25 August 2005

[edit: brian wilson - "this could be the night" (from the for the love of harry: everybody sings nilsson lp, out-of-print)

this is the cover version mentioned below from the nilsson tribute album. it's taken at a faster clip, and he excises the intro--usually these subtleties aren't lost on wilson--but one gets the idea. and, besides, given its highly litigious nature, i'm not tangling w/ abkco.]

here's one reason i am an utter fool (space has been provided in the comments section for your own suggestions): i really believe in pop music. not in the sense that i believe in its continued viability as an art form, which, incidentally i do. no, i believe everything that a well-rendered pop song has to tell me, about myself, about life, about the world.

(this naturally leads down another path, different from the one i intend to tread here: what is it that people do w/ pop music? aside from consuming it, singing along w/ it, inserting it as their ring tone? do other people live by it? or do most people just live along w/ it? consider.)

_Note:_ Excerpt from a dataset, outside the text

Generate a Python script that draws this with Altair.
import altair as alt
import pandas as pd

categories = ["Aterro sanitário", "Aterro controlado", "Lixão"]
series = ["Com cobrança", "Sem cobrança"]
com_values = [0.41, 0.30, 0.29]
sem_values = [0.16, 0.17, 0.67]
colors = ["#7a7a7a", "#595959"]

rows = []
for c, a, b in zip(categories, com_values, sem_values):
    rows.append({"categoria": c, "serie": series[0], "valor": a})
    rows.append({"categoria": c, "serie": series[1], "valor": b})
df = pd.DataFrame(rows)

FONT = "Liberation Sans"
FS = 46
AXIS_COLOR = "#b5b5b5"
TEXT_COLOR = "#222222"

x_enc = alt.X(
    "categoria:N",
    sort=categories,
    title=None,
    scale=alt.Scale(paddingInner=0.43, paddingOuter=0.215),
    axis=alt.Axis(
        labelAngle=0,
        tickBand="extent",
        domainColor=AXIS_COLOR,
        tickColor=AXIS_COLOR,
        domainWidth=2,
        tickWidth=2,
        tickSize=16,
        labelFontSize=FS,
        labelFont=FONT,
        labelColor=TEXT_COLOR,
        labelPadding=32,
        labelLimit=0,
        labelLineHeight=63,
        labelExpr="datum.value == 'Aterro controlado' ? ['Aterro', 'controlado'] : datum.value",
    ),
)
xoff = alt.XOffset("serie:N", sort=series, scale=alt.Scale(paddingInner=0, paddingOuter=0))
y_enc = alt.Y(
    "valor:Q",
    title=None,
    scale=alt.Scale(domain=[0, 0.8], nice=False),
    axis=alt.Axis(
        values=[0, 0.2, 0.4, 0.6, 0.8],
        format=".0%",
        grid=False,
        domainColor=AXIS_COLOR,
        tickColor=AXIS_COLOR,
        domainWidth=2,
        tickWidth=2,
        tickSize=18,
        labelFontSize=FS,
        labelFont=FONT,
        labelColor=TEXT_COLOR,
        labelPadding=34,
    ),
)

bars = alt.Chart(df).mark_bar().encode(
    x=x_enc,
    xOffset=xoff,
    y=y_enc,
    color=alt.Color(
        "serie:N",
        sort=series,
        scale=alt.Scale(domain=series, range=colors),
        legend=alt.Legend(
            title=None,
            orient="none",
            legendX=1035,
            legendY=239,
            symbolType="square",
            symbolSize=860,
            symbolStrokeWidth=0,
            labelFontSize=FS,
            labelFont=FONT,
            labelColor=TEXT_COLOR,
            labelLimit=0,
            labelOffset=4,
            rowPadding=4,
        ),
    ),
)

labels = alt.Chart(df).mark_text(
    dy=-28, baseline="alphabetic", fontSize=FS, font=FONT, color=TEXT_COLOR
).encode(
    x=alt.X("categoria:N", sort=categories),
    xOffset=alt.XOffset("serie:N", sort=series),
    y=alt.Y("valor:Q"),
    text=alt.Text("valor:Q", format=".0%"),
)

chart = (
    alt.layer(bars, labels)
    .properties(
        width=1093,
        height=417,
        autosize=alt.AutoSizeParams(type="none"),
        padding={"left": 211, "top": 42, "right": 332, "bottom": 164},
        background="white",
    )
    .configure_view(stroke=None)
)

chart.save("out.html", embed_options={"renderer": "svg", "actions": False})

i was walking around manhattan today, communing w/ my ipod. "this could be the night" by the modern folk quartet came on and i felt a quantifiable lift in spirits and outlook; science could measure the increased spring in my step. i wasn't up to anything in particular; i have no great prospects, either for this night or for any other in the forseeable future. "do you think it's dangerous," as stephin merritt once asked, "to have busby berkeley dreams?" i leave you to ponder that as i discuss the modern folk quartet.

researching this song, which has long been a favorite, i was shocked to find that, one, it's only available in one place (spector's back to mono box set) and, two, it was never officially released until the spector set came out in 1991. yet, i could swear that i heard it, any number of times, on (the lamentably late) 101.1 wcbs-fm. though never released, it did serve as the theme song to a performance film called the big tnt show, the 1966 sort-of-sequel to the previous year's epochal the tami show. by comparison, it seemed to fare less well, particularly since, unlike tami, it didn't feature a young rolling stones or an earth-stopping performance by james brown (a sampling of tnt performers: ray charles, the byrds, tina turner, donovan, bo diddley, petula clark, the lovin' spoonful &c.). writing in 1969, robert christgau seems unaware of its release; google registers 5x as many sites for tami as for tnt.

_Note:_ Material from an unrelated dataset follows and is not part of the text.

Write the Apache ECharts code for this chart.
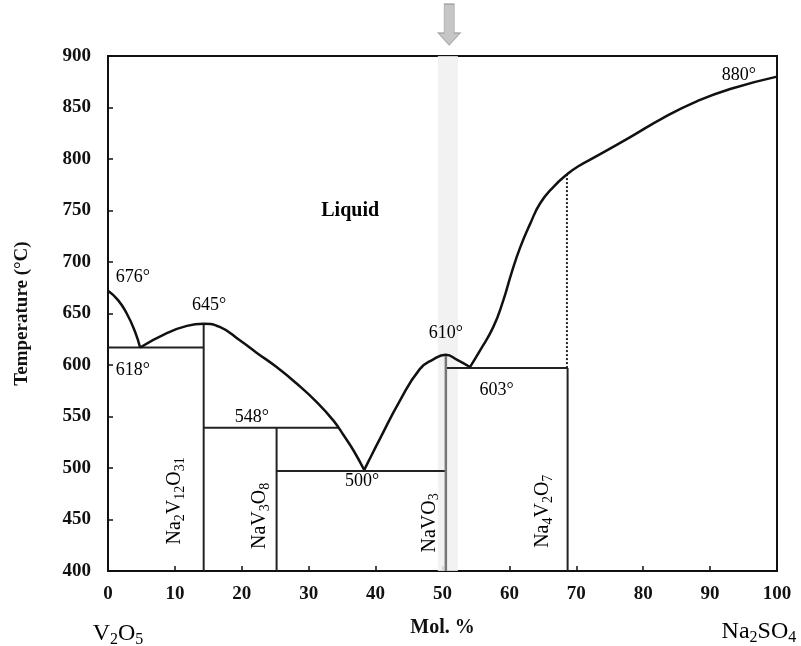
<!DOCTYPE html>
<html><head><meta charset="utf-8">
<script src="https://cdn.jsdelivr.net/npm/echarts@6/dist/echarts.min.js"></script>
<style>html,body{margin:0;padding:0;background:#fff}#c{width:801px;height:646px}</style>
</head><body><div id="c"></div>
<script>
// ---- data (mol % Na2SO4, temperature °C) ----
const liquidusA = [[0,672],[1.5,663],[2.8,650],[4,633],[4.8,617]];
const liquidusB = [[4.8,617],[8.8,631],[11.8,638],[14.3,640],[16.7,637],[19.7,624],[22.2,612],[25.2,598],[28.2,582],[31.2,564],[33.7,546],[35.2,532],[36.7,517],[38.3,498]];
const liquidusC = [[38.3,498],[38.9,506],[40.7,529],[43.6,565],[46.6,596],[48.5,605],[50.5,610],[52.2,605],[54.1,598]];
const liquidusD = [[54.1,598],[55.6,614],[57.6,637],[59.1,663],[60.3,689],[61.6,714],[63.1,737],[64.6,757],[66.6,773],[68.6,785],[70.3,793],[73.1,803],[78,821],[83,840],[88,856],[93,868],[100,880]];
const solidLines = [
  [[0,617],[14.3,617]],
  [[14.3,640],[14.3,400]],
  [[14.3,539],[34.4,539]],
  [[25.2,539],[25.2,400]],
  [[25.2,497],[50.5,497]],
  [[50.5,597],[68.7,597]],
  [[68.7,597],[68.7,400]]
];
const greyLine = [[50.5,610],[50.5,400]];
const dottedLine = [[68.6,597],[68.6,785]];
const bandRange = [49.3, 52.3];
const arrowPos = [[51.0, 930.6]];
const tempLabels = ['676°','645°','618°','548°','500°','610°','603°','880°'];
const tempLabelPos = [[3.7,685],[15.1,658],[3.7,594.5],[21.5,549],[38,487.5],[50.5,630.5],[58.1,575],[94.3,881]];
const regionLabel = ['Liquid'];
const regionLabelPos = [[36.2,750]];
const phaseFormulas = [['Na','2','V','12','O','31'],['Na','V','3','O','8'],['Na','VO','3'],['Na','4','V','2','O','7']];
const phaseLabelPos = [[10,468],[22.7,453.5],[48.1,446.7],[65,458]];
const endFormulas = [['V','2','O','5'],['Na','2','SO','4']];
const endLabelPos = [[1.5,338.7],[97.3,340.7]];
const xName = 'Mol. %';
const yName = 'Temperature (°C)';
const phaseSubs = [[0,1,0,1,0,1],[0,0,1,0,1],[0,0,1],[0,1,0,1,0,1]];
const endSubs = [[0,1,0,1],[0,1,0,1]];

const FF = '"Liberation Serif", "DejaVu Serif", serif';
function richStr(parts, subs){
  return parts.map((p,i)=> subs[i] ? '{s|'+p+'}' : '{m|'+p+'}').join('');
}
const noBorder = {textBorderWidth:0, textBorderColor:'transparent', textShadowBlur:0};
const richPhase = {
  m:Object.assign({fontFamily:FF,fontSize:20,color:'#000',lineHeight:24,verticalAlign:'middle'},noBorder),
  s:Object.assign({fontFamily:FF,fontSize:14,color:'#000',lineHeight:14,verticalAlign:'bottom'},noBorder)
};
const richEnd = {
  m:Object.assign({fontFamily:FF,fontSize:24,color:'#000',lineHeight:28,verticalAlign:'middle'},noBorder),
  s:Object.assign({fontFamily:FF,fontSize:16,color:'#000',lineHeight:16,verticalAlign:'bottom'},noBorder)
};

const series = [];
series.push({
  type:'line', data:[[bandRange[0],400]], symbol:'none', lineStyle:{width:0}, z:1, silent:true,
  markArea:{silent:true, z:1, itemStyle:{color:'rgba(240,240,240,0.85)'},
    data:[[{xAxis:bandRange[0], yAxis:400},{xAxis:bandRange[1], yAxis:900}]]}
});
series.push({
  type:'scatter', data:arrowPos, clip:false, z:5, silent:true,
  symbol:'path://M6,0 L16,0 L16,29 L22,29 L11,41 L0,29 L6,29 Z', symbolSize:[22,41],
  itemStyle:{color:'#b8b8b8', borderColor:'#9a9a9a', borderWidth:1}
});
[liquidusA, liquidusB, liquidusC, liquidusD].forEach(d=>{
  series.push({type:'line', data:d, smooth:0.5, symbol:'none', z:4,
    lineStyle:{color:'#111', width:2.5}});
});
solidLines.forEach(d=>{
  series.push({type:'line', data:d, symbol:'none', z:3, lineStyle:{color:'#222', width:2}});
});
series.push({type:'line', data:greyLine, symbol:'none', z:3, lineStyle:{color:'#777', width:2.5}});
series.push({type:'line', data:dottedLine, symbol:'none', z:3, lineStyle:{color:'#222', width:2, type:[2,2]}});
const lab = (extra)=>Object.assign({show:true, position:'inside', formatter:p=>p.name, color:'#000', opacity:1}, noBorder, extra);
series.push({type:'scatter', data:tempLabelPos.map((p,i)=>({value:p, name:tempLabels[i]})), symbolSize:1, itemStyle:{opacity:0}, z:6, silent:true,
  label:lab({fontFamily:FF, fontSize:18})});
series.push({type:'scatter', data:regionLabelPos.map((p,i)=>({value:p, name:regionLabel[i]})), symbolSize:1, itemStyle:{opacity:0}, z:6, silent:true,
  label:lab({fontFamily:FF, fontSize:20, fontWeight:'bold'})});
series.push({type:'scatter', data:phaseLabelPos.map((p,i)=>({value:p, name:richStr(phaseFormulas[i], phaseSubs[i])})), symbolSize:1, itemStyle:{opacity:0}, z:6, silent:true,
  label:lab({rotate:90, rich:richPhase})});
series.push({type:'scatter', data:endLabelPos.map((p,i)=>({value:p, name:richStr(endFormulas[i], endSubs[i])})), symbolSize:1, itemStyle:{opacity:0}, z:6, silent:true, clip:false,
  label:lab({rich:richEnd})});

const chart = echarts.init(document.getElementById('c'), null, {renderer:'canvas'});
chart.setOption({
  animation:false,
  backgroundColor:'#fff',
  grid:{left:108, right:24, top:56, bottom:75, show:true, borderColor:'#111', borderWidth:2},
  xAxis:{type:'value', min:0, max:100, interval:10,
    axisLine:{lineStyle:{color:'#111', width:2}},
    axisTick:{inside:true, length:5, lineStyle:{color:'#111', width:1.5}},
    splitLine:{show:false},
    axisLabel:{fontFamily:FF, fontWeight:'bold', fontSize:19, color:'#111', margin:14},
    name:xName, nameLocation:'middle', nameGap:47,
    nameTextStyle:{fontFamily:FF, fontWeight:'bold', fontSize:20, color:'#111'}},
  yAxis:{type:'value', min:400, max:900, interval:50,
    axisLine:{lineStyle:{color:'#111', width:2}},
    axisTick:{inside:true, length:5, lineStyle:{color:'#111', width:1.5}},
    splitLine:{show:false},
    axisLabel:{fontFamily:FF, fontWeight:'bold', fontSize:19, color:'#111', margin:17},
    name:yName, nameLocation:'middle', nameGap:76, nameRotate:90,
    nameTextStyle:{fontFamily:FF, fontWeight:'bold', fontSize:19, color:'#111'}},
  series:series
});
</script>
</body></html>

one artist that didn't perform--though, as you see, they were listed on an early poster--was the modern folk quartet. for one reason or another, spector failed to sign the lovin' spoonful and the young rascals; his attempt at speaking to the kids was in the form of the modern folk quartet, whose members would go on to fame in different areas of the music industry ... but not w/ spector. my little investigation of this song has taught me two things: how we tend to create our own little insular world w/ its attendant hit parade and how resentment can be covered over by an excellent song. spector never released any of the music that emerged from his collaboration w the m.f.q., which has left members of the band bitter right up to the current day (he does have a way w/ burning bridges, and other things, doesn't he?)

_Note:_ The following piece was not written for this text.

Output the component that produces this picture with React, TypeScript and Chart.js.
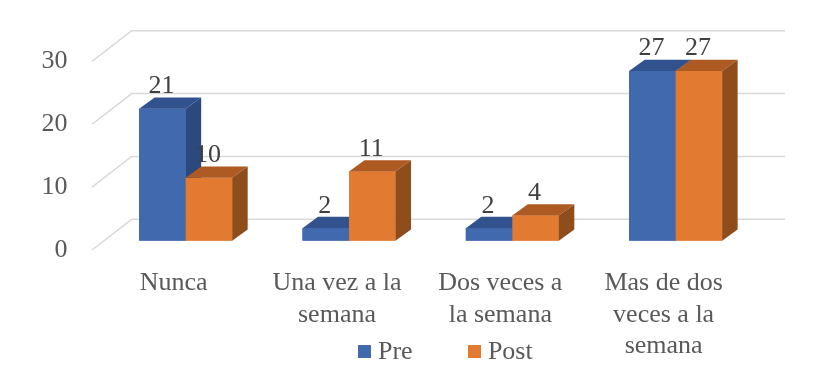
import React, { useEffect, useRef } from 'react';
import { Chart, registerables } from 'chart.js';

Chart.register(...registerables);

// ---- data ----
const categories: string[][] = [
  ['Nunca'],
  ['Una vez a la', 'semana'],
  ['Dos veces a', 'la semana'],
  ['Mas de dos', 'veces a la', 'semana'],
];
const seriesNames = ['Pre', 'Post'];
const preValues = [21, 2, 2, 27];
const postValues = [10, 11, 4, 27];
const yTickValues = [0, 10, 20, 30];

// ---- styles ----
const FONT = '"Liberation Serif", "Times New Roman", serif';
const FRONT = ['#4169AD', '#E27A32'];
const TOP = ['#32528E', '#AE5A23'];
const SIDE = ['#2B497D', '#8F4D1C'];
const DX = 15.5;
const DY = -11.3;

export default function App() {
  const ref = useRef<HTMLCanvasElement>(null);

  useEffect(() => {
    const canvas = ref.current;
    if (!canvas) return;

    const swatches = FRONT.map((c) => {
      const s = document.createElement('canvas');
      s.width = 13;
      s.height = 13;
      const g = s.getContext('2d')!;
      g.fillStyle = c;
      g.fillRect(0, 0, 13, 13);
      return s;
    });

    const grid3d = {
      id: 'grid3d',
      beforeDatasetsDraw(chart: any) {
        const { ctx, chartArea, scales } = chart;
        const y = scales.y;
        ctx.save();
        ctx.strokeStyle = '#D9D9D9';
        ctx.lineWidth = 1.5;
        y.ticks.forEach((t: any) => {
          const py = y.getPixelForValue(t.value);
          ctx.beginPath();
          ctx.moveTo(chartArea.left - 12, py + 9.3);
          ctx.lineTo(chartArea.left + 27.7, py - 21.4);
          ctx.lineTo(chartArea.right + 27.7, py - 21.4);
          ctx.stroke();
        });
        ctx.restore();
      },
    };

    const bars3d = {
      id: 'bars3d',
      afterDatasetsDraw(chart: any) {
        const { ctx } = chart;
        const n = chart.data.labels.length;
        const nd = chart.data.datasets.length;
        ctx.save();
        for (let j = 0; j < n; j++) {
          for (let i = 0; i < nd; i++) {
            const el = chart.getDatasetMeta(i).data[j];
            const { x, y, base, width } = el.getProps(['x', 'y', 'base', 'width'], true);
            const l = x - width / 2;
            const r = x + width / 2;
            ctx.fillStyle = FRONT[i];
            ctx.fillRect(l, y, width, base - y);
            ctx.fillStyle = TOP[i];
            ctx.beginPath();
            ctx.moveTo(l, y);
            ctx.lineTo(l + DX, y + DY);
            ctx.lineTo(r + DX, y + DY);
            ctx.lineTo(r, y);
            ctx.closePath();
            ctx.fill();
            ctx.fillStyle = SIDE[i];
            ctx.beginPath();
            ctx.moveTo(r, y);
            ctx.lineTo(r + DX, y + DY);
            ctx.lineTo(r + DX, base + DY);
            ctx.lineTo(r, base);
            ctx.closePath();
            ctx.fill();
          }
        }
        ctx.font = `26px ${FONT}`;
        ctx.fillStyle = '#404040';
        ctx.textAlign = 'center';
        ctx.textBaseline = 'alphabetic';
        for (let i = 0; i < nd; i++) {
          const meta = chart.getDatasetMeta(i);
          meta.data.forEach((el: any, j: number) => {
            const { x, y } = el.getProps(['x', 'y'], true);
            ctx.fillText(String(chart.data.datasets[i].data[j]), x - 1, y + DY - 4.2);
          });
        }
        ctx.restore();
      },
    };

    const chart = new Chart(canvas, {
      type: 'bar',
      data: {
        labels: categories,
        datasets: [
          {
            label: seriesNames[0],
            data: preValues,
            backgroundColor: FRONT[0],
            borderWidth: 0,
            categoryPercentage: 0.5695,
            barPercentage: 1,
          },
          {
            label: seriesNames[1],
            data: postValues,
            backgroundColor: FRONT[1],
            borderWidth: 0,
            categoryPercentage: 0.5695,
            barPercentage: 1,
          },
        ],
      },
      options: {
        responsive: false,
        animation: false,
        devicePixelRatio: 1,
        layout: { padding: { left: 0, top: 51.4, right: -62.6, bottom: 0 } },
        plugins: {
          tooltip: { enabled: false },
          legend: {
            position: 'bottom',
            maxHeight: 88.6,
            labels: {
              usePointStyle: true,
              pointStyleWidth: 0.01,
              boxWidth: 13,
              boxHeight: 13,
              padding: 62.3,
              color: '#595959',
              font: { family: FONT, size: 26 },
              generateLabels: (ch: any) => {
                const items = (Chart.defaults.plugins.legend.labels as any).generateLabels(ch);
                items.forEach((it: any, i: number) => {
                  it.pointStyle = swatches[i];
                });
                return items;
              },
            },
          },
        },
        scales: {
          x: {
            grid: { display: false, drawTicks: false },
            border: { display: false },
            ticks: {
              mirror: true,
              padding: -58.4,
              labelOffset: -12,
              maxRotation: 0,
              minRotation: 0,
              autoSkip: false,
              color: '#595959',
              font: { family: FONT, size: 26, lineHeight: 1.2154 },
            },
            afterFit: (s: any) => {
              s.height = 35.7;
            },
          },
          y: {
            min: 0,
            max: 30,
            grid: { display: false, drawTicks: false },
            border: { display: false },
            ticks: {
              padding: 36.5,
              labelOffset: 9.5,
              color: '#595959',
              font: { family: FONT, size: 26 },
            },
            afterBuildTicks: (s: any) => {
              s.ticks = yTickValues.map((v) => ({ value: v }));
            },
            afterFit: (s: any) => {
              s.width = 104;
            },
          },
          yR: {
            type: 'linear',
            position: 'right',
            display: true,
            grid: { display: false, drawTicks: false },
            border: { display: false },
            ticks: { display: false },
            afterFit: (s: any) => {
              s.width = 140.3;
            },
          },
        },
      } as any,
      plugins: [grid3d, bars3d],
    });

    return () => chart.destroy();
  }, []);

  return (
    <div style={{ position: 'absolute', left: 0, top: 0, width: 835, height: 365, background: '#fff' }}>
      <canvas ref={ref} width={835} height={365} style={{ display: 'block' }} />
    </div>
  );
}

"this could be the night" sounds huge, an adjective that can be used for every spector production, up until at least let it be: a martial drum beat, handclaps, glockenspiel, a steel guitar sounding from great depths, a lead singer that's a ringer for al jardine (brian wilson would later cover it for a harry nilsson tribute, nilsson the co-writer w/ spector), and an immense chorus--one's heart drops slightly when considering what he might have done w/ something like "darling be home soon." aside from its heft, it seems like a foregone conclusion that "this could be the night" was a top ten hit, that it would take a force of nature to stop it from ascending the charts. of course, one might argue that a force of nature did stop it: the typhoon of teen. happily, knowing that it was never a hit has little effect on my affection for the song, no measurable loss in spring of step. it might seem that chart positions is inextricably tied up w/ pop music, that its general sentiments (basically, though not limited to love) aim for popular acceptance. pop being basically a fool's game, and me being a fool, i believe everything a song like "this could be the night" has to tell me about myself--and itself. to use a recent example, i'm fairly certain that helen love's "debbie loves joey" will never be a hit, but it's convinced me that it is, and w/ the basic faith established, i also fully believe that the stars may very well be my own, and, indeed, that this may likely be the night.